Model Ensemble Integration
Include multiple Neural Network models for language analysis, topic detection, and audio event identification. Combine frameworks like TensorFlow, PyTorch, Scikit-learn, and other libraries inside a custom container. Use dependency resolution tools before packaging to avoid library version conflicts.
Batch vs. Streaming
A batch pipeline partitions input data and processes it on a scheduled cadence. This approach is simpler but introduces significant latency. A streaming approach ingests data in near real time, continuously processes new episodes, and auto-scales resource usage. Switching from batch to streaming cuts end-to-end latency from hours to minutes.
Managed Pipeline Execution
Use a managed pipeline engine capable of autoscaling and GPU orchestration. This engine fuses transforms for efficiency. Insert fusion breaks between heavy steps to avoid loading many models into GPU memory at once.
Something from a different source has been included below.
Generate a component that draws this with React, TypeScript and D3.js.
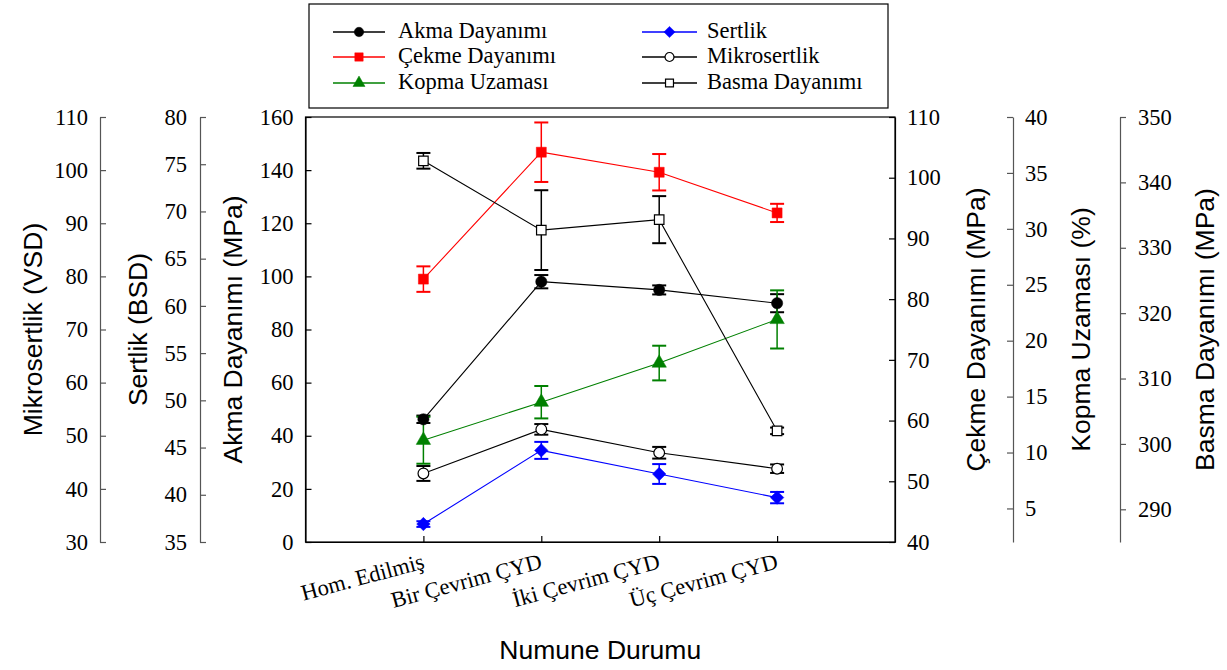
import React, { useEffect, useRef } from 'react';
import * as d3 from 'd3';

// categories along x
const categories = ['Hom. Edilmiş', 'Bir Çevrim ÇYD', 'İki Çevrim ÇYD', 'Üç Çevrim ÇYD'];

// series values and their error bars
const akma = [46.2, 98.0, 94.9, 89.9];
const akmaErr = [1.4, 2.5, 1.7, 3.4];
const cekme = [83.3, 104.2, 100.9, 94.2];
const cekmeErr = [2.1, 4.9, 3.0, 1.5];
const kopma = [11.1, 14.5, 18.0, 21.9];
const kopmaErr = [2.1, 1.45, 1.55, 2.6];
const sertlik = [36.9, 44.7, 42.2, 39.7];
const sertlikErr = [0.3, 0.9, 1.05, 0.6];
const mikro = [42.9, 51.2, 46.8, 43.8];
const mikroErr = [1.4, 1.0, 1.1, 0.8];
const basma = [343.3, 332.7, 334.3, 302.0];
const basmaErr = [1.2, 6.1, 3.6, 0.5];

// tick values of each axis
const akmaTicks = [0, 20, 40, 60, 80, 100, 120, 140, 160];
const mikroTicks = [30, 40, 50, 60, 70, 80, 90, 100, 110];
const sertlikTicks = [35, 40, 45, 50, 55, 60, 65, 70, 75, 80];
const cekmeTicks = [40, 50, 60, 70, 80, 90, 100, 110];
const kopmaTicks = [5, 10, 15, 20, 25, 30, 35, 40];
const basmaTicks = [290, 300, 310, 320, 330, 340, 350];

const SERIF = '"Liberation Serif", "Times New Roman", serif';
const SANS = '"Liberation Sans", Arial, sans-serif';

// square turned 45 degrees, like the reference's diamond
const diamond: d3.SymbolType = {
  draw(ctx: any, size: number) {
    const r = Math.sqrt(size / 2);
    ctx.moveTo(0, -r);
    ctx.lineTo(r, 0);
    ctx.lineTo(0, r);
    ctx.lineTo(-r, 0);
    ctx.closePath();
  },
};

const App: React.FC = () => {
  const ref = useRef<SVGSVGElement | null>(null);

  useEffect(() => {
    const svg = d3.select(ref.current);
    svg.selectAll('*').remove();

    const left = 305.5, right = 895, top = 117, bottom = 542;

    const x = d3.scaleLinear().domain([0, 5]).range([left, right]);
    const yAkma = d3.scaleLinear().domain([0, 160]).range([bottom, top]);
    const yMikro = d3.scaleLinear().domain([30, 110]).range([bottom, top]);
    const ySert = d3.scaleLinear().domain([35, 80]).range([bottom, top]);
    const yCekme = d3.scaleLinear().domain([40, 110]).range([bottom, top]);
    const yKopma = d3.scaleLinear().domain([2, 40]).range([bottom, top]);
    const yBasma = d3.scaleLinear().domain([285, 350]).range([bottom, top]);

    const styleAxis = (g: any, lineColor: string) => {
      g.select('.domain').attr('stroke', lineColor).attr('stroke-width', 1.2);
      g.selectAll('.tick line').attr('stroke', lineColor).attr('stroke-width', 1.2);
      g.selectAll('text').style('font-family', SERIF).style('font-size', '22.5px').attr('fill', '#000');
    };

    const addAxis = (axis: any, xPos: number, color: string) => {
      const g = svg.append('g').attr('transform', `translate(${xPos},0)`).call(axis);
      styleAxis(g, color);
      return g;
    };
    // left axes
    addAxis(d3.axisLeft(yMikro).tickValues(mikroTicks).tickSizeInner(-6).tickSizeOuter(0).tickPadding(12), 100, '#555');
    addAxis(d3.axisLeft(ySert).tickValues(sertlikTicks).tickSizeInner(-6).tickSizeOuter(0).tickPadding(13), 200, '#555');
    addAxis(d3.axisLeft(yAkma).tickValues(akmaTicks).tickSizeInner(-6).tickSizeOuter(0).tickPadding(12), left, '#000');

    // right axes
    addAxis(d3.axisRight(yCekme).tickValues(cekmeTicks).tickSizeInner(-6).tickSizeOuter(0).tickPadding(12), right, '#000');
    addAxis(d3.axisRight(yKopma).tickValues(kopmaTicks).tickSizeInner(-6).tickSizeOuter(0).tickPadding(12), 1013, '#555');
    addAxis(d3.axisRight(yBasma).tickValues(basmaTicks).tickSizeInner(6).tickSizeOuter(0).tickPadding(12), 1120, '#555');

    // x axis
    const xg = svg.append('g').attr('transform', `translate(0,${bottom})`)
      .call(d3.axisBottom(x).tickValues([1, 2, 3, 4]).tickSizeInner(-6).tickSizeOuter(0).tickFormat(() => ''));
    styleAxis(xg, '#000');

    // frame
    svg.append('rect')
      .attr('x', left).attr('y', top)
      .attr('width', right - left).attr('height', bottom - top)
      .attr('fill', 'none').attr('stroke', '#000').attr('stroke-width', 1.2);

    // category labels
    categories.forEach((c, i) => {
      svg.append('text')
        .attr('transform', `translate(${x(i + 1) + 2},568) rotate(-15)`)
        .attr('text-anchor', 'end')
        .style('font-family', SERIF)
        .style('font-size', '22.5px')
        .text(c);
    });

    // axis titles
    const title = (txt: string, xPos: number, yPos: number, rot: number) => {
      svg.append('text')
        .attr('transform', `translate(${xPos},${yPos}) rotate(${rot})`)
        .attr('text-anchor', 'middle')
        .style('font-family', SANS)
        .style('font-size', '26.5px')
        .text(txt);
    };
    const midY = (top + bottom) / 2;
    title('Mikrosertlik (VSD)', 42, midY, -90);
    title('Sertlik (BSD)', 147, midY, -90);
    title('Akma Dayanımı (MPa)', 242, midY, -90);
    title('Çekme Dayanımı (MPa)', 985, midY, -90);
    title('Kopma Uzaması (%)', 1090, midY, -90);
    title('Basma Dayanımı (MPa)', 1214, midY, -90);
    title('Numune Durumu', (left + right) / 2, 659, 0);

    type Series = {
      name: string; values: number[]; err: number[]; y: d3.ScaleLinear<number, number>;
      color: string; symbol: d3.SymbolType; size: number; fill: string;
    };
    const series: Series[] = [
      { name: 'Akma Dayanımı', values: akma, err: akmaErr, y: yAkma, color: '#000', symbol: d3.symbolCircle, size: 100, fill: '#000' },
      { name: 'Çekme Dayanımı', values: cekme, err: cekmeErr, y: yCekme, color: '#ff0000', symbol: d3.symbolSquare, size: 100, fill: '#ff0000' },
      { name: 'Kopma Uzaması', values: kopma, err: kopmaErr, y: yKopma, color: '#008000', symbol: d3.symbolTriangle, size: 90, fill: '#008000' },
      { name: 'Sertlik', values: sertlik, err: sertlikErr, y: ySert, color: '#0000ff', symbol: diamond, size: 90, fill: '#0000ff' },
      { name: 'Mikrosertlik', values: mikro, err: mikroErr, y: yMikro, color: '#000', symbol: d3.symbolCircle, size: 90, fill: '#fff' },
      { name: 'Basma Dayanımı', values: basma, err: basmaErr, y: yBasma, color: '#000', symbol: d3.symbolSquare, size: 90, fill: '#fff' },
    ];

    const plot = svg.append('g');
    // lines
    series.forEach(s => {
      const line = d3.line<number>().x((_, i) => x(i + 1)).y(v => s.y(v));
      plot.append('path').attr('d', line(s.values) as string)
        .attr('fill', 'none').attr('stroke', s.color).attr('stroke-width', 1.1);
    });
    // error bars
    series.forEach(s => {
      s.values.forEach((v, i) => {
        const cx = x(i + 1);
        const y1 = s.y(v + s.err[i]);
        const y0 = s.y(v - s.err[i]);
        plot.append('line').attr('x1', cx).attr('x2', cx).attr('y1', y1).attr('y2', y0)
          .attr('stroke', s.color).attr('stroke-width', 1.5);
        [y0, y1].forEach(yy => {
          plot.append('line').attr('x1', cx - 7).attr('x2', cx + 7).attr('y1', yy).attr('y2', yy)
            .attr('stroke', s.color).attr('stroke-width', 2);
        });
      });
    });
    // markers
    series.forEach(s => {
      s.values.forEach((v, i) => {
        plot.append('path')
          .attr('d', d3.symbol().type(s.symbol).size(s.size)() as string)
          .attr('transform', `translate(${x(i + 1)},${s.y(v)})`)
          .attr('fill', s.fill)
          .attr('stroke', s.fill === '#fff' ? '#000' : s.color)
          .attr('stroke-width', s.fill === '#fff' ? 1.2 : 0.5);
      });
    });

    // legend
    svg.append('rect').attr('x', 309).attr('y', 4).attr('width', 579).attr('height', 104)
      .attr('fill', '#fff').attr('stroke', '#000').attr('stroke-width', 1.2);
    const rows = [32, 57, 83];
    const cols = [{ x0: 333, x1: 385, tx: 398 }, { x0: 642, x1: 697, tx: 707 }];
    series.forEach((s, k) => {
      const col = cols[k < 3 ? 0 : 1];
      const ry = rows[k % 3];
      const lg = svg.append('g');
      lg.append('line').attr('x1', col.x0).attr('x2', col.x1).attr('y1', ry).attr('y2', ry)
        .attr('stroke', s.color).attr('stroke-width', 1.3);
      lg.append('path')
        .attr('d', d3.symbol().type(s.symbol).size(s.size * 0.7)() as string)
        .attr('transform', `translate(${(col.x0 + col.x1) / 2},${ry})`)
        .attr('fill', s.fill)
        .attr('stroke', s.fill === '#fff' ? '#000' : s.color)
        .attr('stroke-width', s.fill === '#fff' ? 1.2 : 0.5);
      lg.append('text').attr('x', col.tx).attr('y', ry + 6)
        .style('font-family', SERIF).style('font-size', '22.5px').text(s.name);
    });
  }, []);

  return (
    <svg ref={ref} width={1227} height={670}
      style={{ position: 'absolute', left: 0, top: 0, background: '#fff' }} />
  );
};

export default App;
Enable streaming to dynamically adjust the number of workers based on queue size.
Preview Latency
Definition of preview latency in text form: preview_latency = completion_time - ingestion_time.
Where T_completion is the timestamp when the pipeline finishes generating the preview, and T_ingestion is the timestamp when the episode is available for processing.
Observability and Error Handling
Log successful outputs and exceptions to a central table. Include a fallback pipeline that handles cases where the main pipeline fails. Keep dashboards for pipeline throughput, backlog size, GPU utilization, and memory usage. Set up alerts to notify engineers if backlog sizes or error rates exceed thresholds.
Cost Optimization
Disable autoscaling for batch when the incoming load is predictable. Switch to streaming mode for frequent or unpredictable loads. Streaming reduces repeated spin-up and teardown cycles. Use smaller machine types or right-fitting techniques for steps that do not require GPUs.
Practical Dependency Solutions
Assemble all model and pipeline dependencies in a Docker image. Use a local environment as similar as possible to production to detect conflicts. Inspect all transitive dependencies carefully whenever upgrading the pipeline SDK or major libraries. Uninstall or pin packages that cause runtime crashes.
Follow-Up Question 1
How would you handle dependency conflicts that only occur under large input loads and are difficult to reproduce locally?
Dependencies often break under specific worker loads. Inspect the Docker image to find transitive libraries. Compare installed package versions in the final build to those in the local environment. Log all package versions and systematically remove or upgrade the suspicious libraries. Test with progressively larger inputs in a staging pipeline. Enable more verbose logging on worker nodes. Keep GPU memory usage in check by loading only the required models in each transform.
Follow-Up Question 2
What guidelines would you give for deciding between one large GPU transform versus multiple smaller transforms?
One large GPU transform reduces overhead from transferring data between transforms. However, it forces multiple models into limited GPU memory, risking memory contention. Multiple transforms improve modular debugging and isolate model loads, but they may require additional pipeline orchestration. Choose a single dense GPU transform when models are small or can share memory efficiently. Choose multiple transforms when each model is large, or if you need granular logging and fault tolerance at each step.
Follow-Up Question 3
How would you mitigate latency for time-sensitive podcast episodes?
Use a streaming pipeline that runs continuously, so new episodes start processing immediately. Scale workers on-demand. Create a priority queue for time-sensitive episodes. If hardware resources are limited, schedule urgent episodes first. Cache certain frequently used embeddings or partial results to cut inference time. Keep model loads warmed up on GPU-enabled workers.
Follow-Up Question 4
How do you ensure end-to-end observability and robust error handling in a production streaming pipeline?
Log input, output, and exceptions in a central data store. Monitor memory, GPU usage, backlog size, and job runtime in real time. Use incremental counters on each major step. Save failing episode identifiers and error traces for replay. Build automated fallback logic if a model step fails, redirecting episodes to a lighter pipeline variant. Configure alert rules that trigger when latencies exceed thresholds or errors spike.
Follow-Up Question 5
How would you incorporate further cost-saving measures once the pipeline is stable?
Profile the pipeline to see which steps consume the most GPU time. Switch smaller tasks to CPU where possible. Experiment with the pipeline’s concurrency limits. Use historical demand patterns to schedule fewer GPU workers during off-peak hours. Apply right-fitting methods so that steps with low load share smaller machines. Create aggregated micro-batches for inference to exploit GPU parallelism, then release GPU resources promptly once processing completes.